# Army worm prevention



## PFTanx (Aug 13, 2021)

Is there anything I can put down to help prevent army worms? I've read that bif only works when contacting a pest (ie they're already in your lawn). Is there something I can do to control them before they arrive?


----------



## ionicatoms (Mar 8, 2020)

1.5 lbs per k of GrubEx every two months from April through Oct should do it. Or you could spray Acelepryn.


----------



## PFTanx (Aug 13, 2021)

ionicatoms said:


> 1.5 lbs per k of GrubEx every two months from April through Oct should do it. Or you could spray Acelepryn.


Ah, thanks! Didn't realize grubex worked on army worms, since it's not on the label. I just put down 35 pounds on my ~14k lawn. I'll put it down again in a couple months.


----------



## ionicatoms (Mar 8, 2020)

I just saw you are up north. You probably don't need to start in April. We have a longer season down here in the south.


----------



## PFTanx (Aug 13, 2021)

ionicatoms said:


> I just saw you are up north. You probably don't need to start in April. We have a longer season down here in the south.
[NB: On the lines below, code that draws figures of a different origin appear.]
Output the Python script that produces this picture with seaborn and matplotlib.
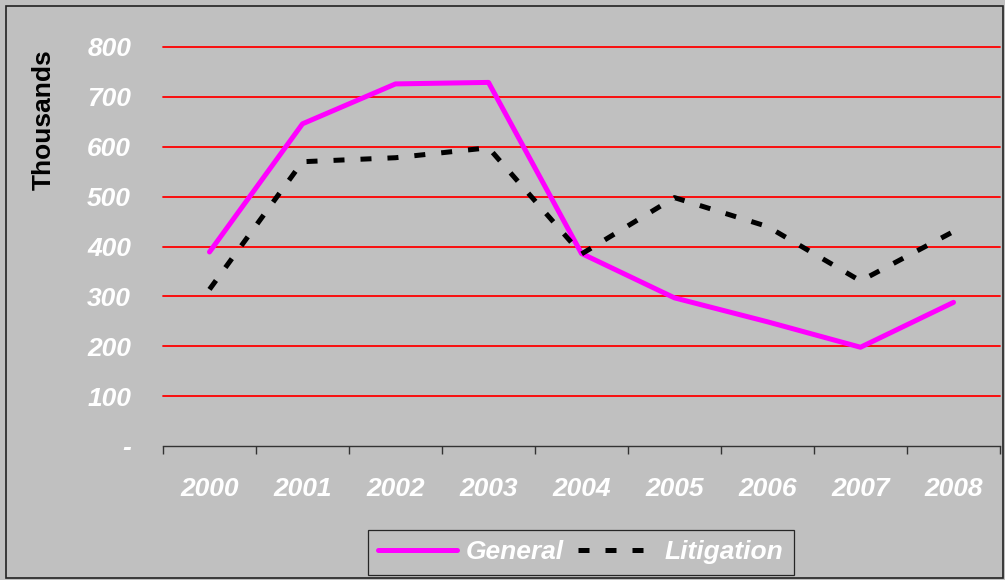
import matplotlib
matplotlib.use("Agg")
import matplotlib.pyplot as plt
import seaborn as sns
import pandas as pd
from matplotlib.patches import Rectangle
from matplotlib.ticker import FixedLocator, FuncFormatter

years = ["2000", "2001", "2002", "2003", "2004", "2005", "2006", "2007", "2008"]
general = [389, 646, 726, 729, 386, 297, 249, 198, 288]
litigation = [314, 570, 578, 598, 385, 498, 440, 331, 430]
yticks = [0, 100, 200, 300, 400, 500, 600, 700, 800]

sns.set_theme(style="white")
plt.rcParams["font.family"] = ["Liberation Sans", "DejaVu Sans"]

df = pd.DataFrame({
    "Year": years * 2,
    "Value": general + litigation,
    "Series": ["General"] * len(years) + ["Litigation"] * len(years),
})

bg = "#C0C0C0"
FS = 19
fig = plt.figure(figsize=(10.05, 5.8), dpi=100, facecolor=bg)
ax = fig.add_axes([163 / 1005, 1 - 446 / 580, (1000 - 163) / 1005, (446 - 47) / 580])
ax.set_facecolor(bg)

for y in yticks[1:]:
    ax.axhline(y, color="#FF0000", lw=1.3, zorder=1, clip_on=False)

sns.lineplot(data=df, x="Year", y="Value", hue="Series", style="Series",
             palette={"General": "#FF00FF", "Litigation": "#000000"},
             dashes={"General": "", "Litigation": (2.2, 3.2)},
             linewidth=3.6, ax=ax, legend=True, zorder=3, sort=False)
for ln in ax.get_lines():
    ln.set_solid_capstyle("round")
    ln.set_clip_on(False)

ax.set_xlim(-0.5, len(years) - 0.5)
ax.set_ylim(0, 800)
for s in ["left", "right", "top"]:
    ax.spines[s].set_visible(False)
ax.spines["bottom"].set_color("#333333")
ax.spines["bottom"].set_linewidth(1.0)

ax.set_xticks(range(len(years)))
ax.set_xticklabels(years)
ax.xaxis.set_minor_locator(FixedLocator([i - 0.5 for i in range(len(years) + 1)]))
ax.tick_params(axis="x", which="major", length=0, pad=22, labelsize=FS, labelcolor="white")
ax.tick_params(axis="x", which="minor", length=6, width=1, color="#333333", direction="out", bottom=True)
ax.set_yticks(yticks)
ax.yaxis.set_major_formatter(FuncFormatter(lambda v, p: "-" if v == 0 else f"{int(v)}"))
ax.tick_params(axis="y", length=0, pad=23, labelsize=FS, labelcolor="white")
for lab in ax.get_xticklabels() + ax.get_yticklabels():
    lab.set_fontweight("bold")
    lab.set_fontstyle("italic")
    lab.set_fontsize(FS)

ax.set_xlabel("")
ax.set_ylabel("Thousands", fontsize=FS, fontweight="bold", color="black")
ax.yaxis.set_label_coords((56 - 163) / 837, (446 - 120) / 399)

handles, labels = ax.get_legend_handles_labels()
if ax.get_legend():
    ax.get_legend().remove()
leg = fig.legend(handles, labels, loc="lower center", ncol=2,
                 bbox_to_anchor=(581 / 1005, 5 / 580), frameon=True,
                 fancybox=False, facecolor=bg, edgecolor="black",
                 handlelength=3.0, columnspacing=0.55, handletextpad=0.3,
                 borderpad=0.4, borderaxespad=0.0,
                 prop={"size": FS, "weight": "bold", "style": "italic"})
leg.get_frame().set_linewidth(0.9)
for t in leg.get_texts():
    t.set_color("white")

fig.patches.append(Rectangle((6 / 1005, 2 / 580), 997 / 1005, 572 / 580,
                             transform=fig.transFigure, fill=False,
                             edgecolor="#222222", lw=1.2))

fig.savefig("out.png", dpi=100, facecolor=bg)
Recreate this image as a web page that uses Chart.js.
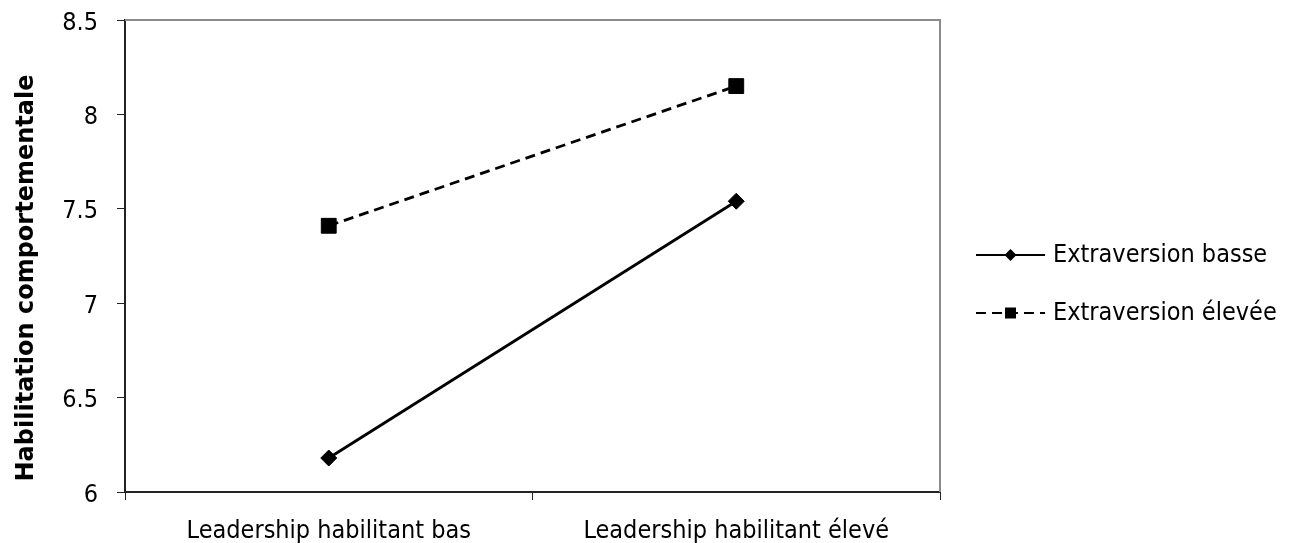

Yes, I had an infestation last summer in august and I had no clue what was happening. Before I knew it, it was too late. Trying to stay away from from that this year.


----------



## ionicatoms (Mar 8, 2020)

GrubEx takes awhile to dissolve and get absorbed into the plant, so definitely want to get it down at least a month before symptoms would be evident. Seems to me you'll be in good shape. I'm keeping my fingers crossed for all of us battling caterpillars with GrubEx.


----------